Jun 21, 2013 07:16 GMT  ·  By

Mozilla has been working on a new way to deal with third-party cookies, those set by sites that you didn't actually visit. Recently, Mozilla decided to block all third-party cookies, like Safari does, and only allow those from domains users went to.

But that plan was flawed and put on hold. Blocking indiscriminately would lead to plenty of false positives and would also not fix some of the problems.

Instead, Mozilla, Opera, and Stanford, all part of the Do Not Track group, are now putting together a Cookie Clearinghouse which will keep track of both allowed and banned cookies.

The idea is to have a central repository which would dictate which cookies, regardless of whether they are from a different domain or not, can be set by websites and which can't. This would deal with both types of problems.

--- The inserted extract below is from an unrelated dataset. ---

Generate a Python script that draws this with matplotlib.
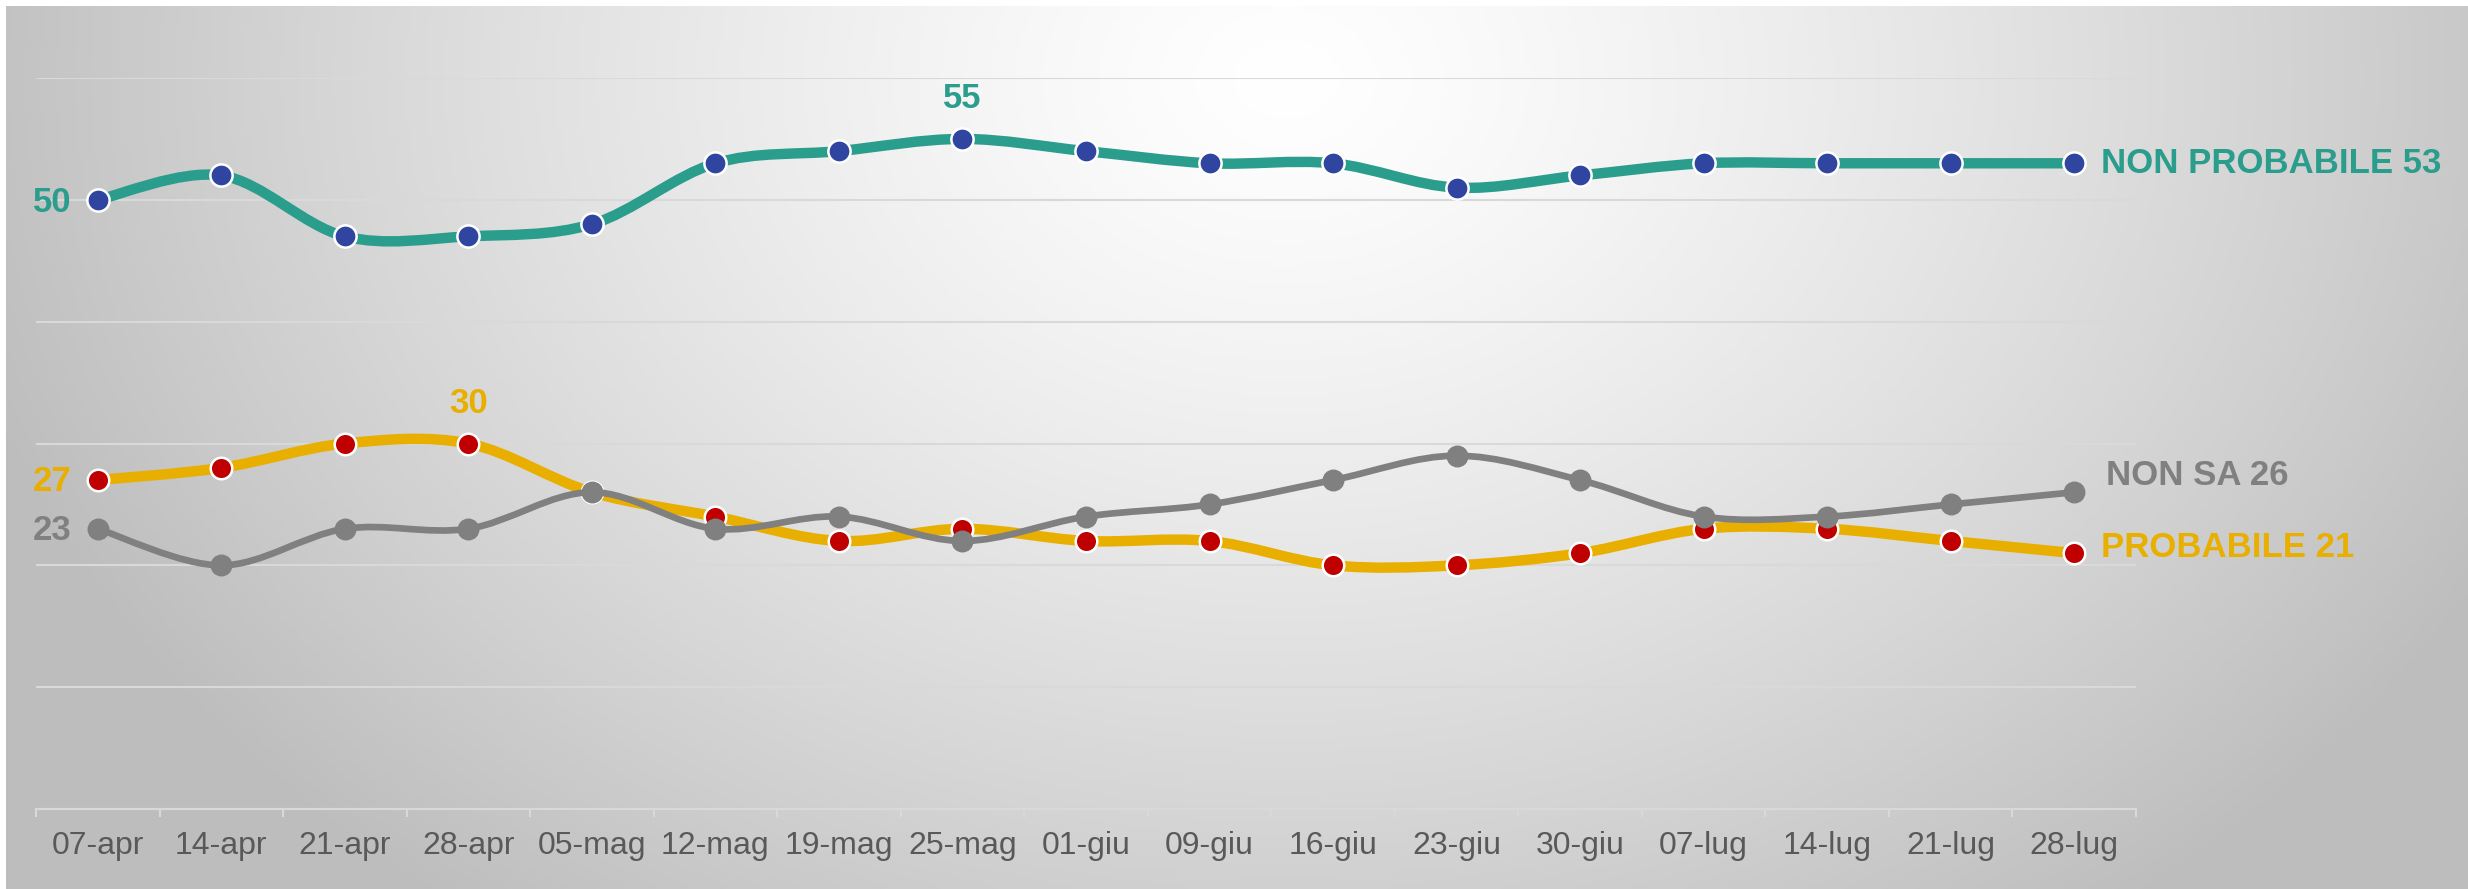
import numpy as np
import matplotlib
matplotlib.use("Agg")
import matplotlib.pyplot as plt
from matplotlib.path import Path
from matplotlib.patches import PathPatch

plt.rcParams['font.family'] = ['Liberation Sans', 'DejaVu Sans']

# --- data ---
weeks = ["07-apr", "14-apr", "21-apr", "28-apr", "05-mag", "12-mag", "19-mag",
         "25-mag", "01-giu", "09-giu", "16-giu", "23-giu", "30-giu", "07-lug",
         "14-lug", "21-lug", "28-lug"]
non_probabile = [50, 52, 47, 47, 48, 53, 54, 55, 54, 53, 53, 51, 52, 53, 53, 53, 53]
probabile = [27, 28, 30, 30, 26, 24, 22, 23, 22, 22, 20, 20, 21, 23, 23, 22, 21]
non_sa = [23, 20, 23, 23, 26, 23, 24, 22, 24, 25, 27, 29, 27, 24, 24, 25, 26]

GREEN = "#2A9D8C"
BLUE = "#2F45A0"
YELLOW = "#E8AF00"
RED = "#C00000"
GRAY = "#808080"
GRID = "#D9D9D9"

W, H = 2468, 889


def smooth_path(xs, ys):
    """Bezier path like Excel's smoothed line (Catmull-Rom style control points)."""
    pts = np.column_stack([xs, ys]).astype(float)
    n = len(pts)
    verts = [pts[0]]
    codes = [Path.MOVETO]
    for i in range(n - 1):
        p0 = pts[i - 1] if i > 0 else pts[i]
        p1 = pts[i]
        p2 = pts[i + 1]
        p3 = pts[i + 2] if i + 2 < n else pts[i + 1]
        c1 = p1 + (p2 - p0) / 6.0
        c2 = p2 - (p3 - p1) / 6.0
        verts += [c1, c2, p2]
        codes += [Path.CURVE4] * 3
    return Path(verts, codes)


fig = plt.figure(figsize=(W / 100, H / 100), dpi=100)
fig.patch.set_facecolor("white")

# background radial gradient (white strip of 6px on left/top like the reference)
bg = fig.add_axes([6 / W, 0, 1 - 6 / W, 1 - 6 / H])
gx, gy = np.meshgrid(np.linspace(0, 1, 600), np.linspace(0, 1, 250))
d = np.sqrt(((gx - 0.52) / 0.56) ** 2 + ((gy - 0.08) / 1.2) ** 2)
shade = 255 - 66 * np.clip(d, 0, 1) ** 1.3
bg.imshow(np.dstack([shade] * 3).astype(np.uint8), aspect="auto",
          extent=[0, 1, 0, 1], origin="upper", interpolation="bilinear")
bg.axis("off")

ax = fig.add_axes([36 / W, 1 - 809 / H, (2136 - 36) / W, (809 - 78) / H])
ax.set_facecolor("none")
x = np.arange(len(weeks))

# lines
series = [
    (non_probabile, GREEN, 7.5, BLUE, "white", 16, 3),
    (probabile, YELLOW, 7.5, RED, "white", 15.5, 4),
    (non_sa, GRAY, 4.8, GRAY, GRAY, 14, 5),
]
for vals, lc, lw, mfc, mec, ms, z in series:
    ax.add_patch(PathPatch(smooth_path(x, vals), fill=False, edgecolor=lc,
                           lw=lw, capstyle="round", zorder=z))
    ax.plot(x, vals, "o", ls="none", mfc=mfc, mec=mec, mew=1.8, ms=ms, zorder=z + 0.5)

ax.set_xlim(-0.5, len(weeks) - 0.5)
ax.set_ylim(0, 60)
ax.set_yticks(np.arange(0, 61, 10))
ax.tick_params(axis="y", left=False, labelleft=False)
ax.grid(axis="y", color=GRID, lw=1.5, zorder=0)
ax.set_axisbelow(True)

ax.set_xticks(x)
ax.set_xticklabels(weeks, fontsize=23, color="#595959")
ax.set_xticks(np.arange(-0.5, len(weeks), 1), minor=True)
ax.tick_params(axis="x", which="major", length=0, pad=16)
ax.tick_params(axis="x", which="minor", length=6, width=1.5, color=GRID)
for side in ["top", "right", "left"]:
    ax.spines[side].set_visible(False)
ax.spines["bottom"].set_color(GRID)
ax.spines["bottom"].set_linewidth(1.5)

lbl = dict(fontsize=25, fontweight="bold", textcoords="offset points")

# left-side start labels
ax.annotate(str(non_probabile[0]), (x[0], non_probabile[0]), xytext=(-19, -2),
            ha="right", va="center", color=GREEN, **lbl)
ax.annotate(str(probabile[0]), (x[0], probabile[0]), xytext=(-19, -1),
            ha="right", va="center", color=YELLOW, **lbl)
ax.annotate(str(non_sa[0]), (x[0], non_sa[0]), xytext=(-19, -1),
            ha="right", va="center", color=GRAY, **lbl)

# peak labels
ipk = int(np.argmax(non_probabile))
ax.annotate(str(non_probabile[ipk]), (x[ipk], non_probabile[ipk]), xytext=(0, 29),
            ha="center", va="center", color=GREEN, **lbl)
ipk = int(np.argmax(probabile))
ax.annotate(str(probabile[ipk]), (x[ipk + 1], probabile[ipk + 1]), xytext=(0, 29),
            ha="center", va="center", color=YELLOW, **lbl)

# right-side end labels
big = dict(fontsize=25, fontweight="bold", textcoords="offset points",
           ha="left", va="center", annotation_clip=False)
ax.annotate(f"NON PROBABILE {non_probabile[-1]}", (x[-1], non_probabile[-1]),
            xytext=(19.5, 0), color=GREEN, **big)
ax.annotate(f"NON SA {non_sa[-1]}", (x[-1], non_sa[-1]),
            xytext=(23, 12), color=GRAY, **big)
ax.annotate(f"PROBABILE {probabile[-1]}", (x[-1], probabile[-1]),
            xytext=(19.5, 4), color=YELLOW, **big)

fig.savefig("out.png", dpi=100)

One problem with the simple blocking system was that sites sometimes use more than one domain. Many rely on a CDN to house static content. For example, Facebook stores images with fbcdn.net. The site needs to be able to set cookies affecting both domains and from both domains.

The other problem is that, even if you agree with cookies from one domain in one setting, you may not agree with it in another. For example, you may want Google to set cookies from the search page, but not from a +1 button found on the web.

Under the Cookie Clearinghouse model, all of these cases would be covered. There are, of course, more things to determine; whether to allow analytics cookies or not, for example. This is why Mozilla and everyone else involved wants to keep the discussion open; it wants input from all sides of the industry.

That said, this approach has a much bigger chance of success than Do Not Track for one simple reason – it doesn't not rely on websites complying with some rules. Browsers can enforce a cookie policy, but they can't enforce Do Not Track.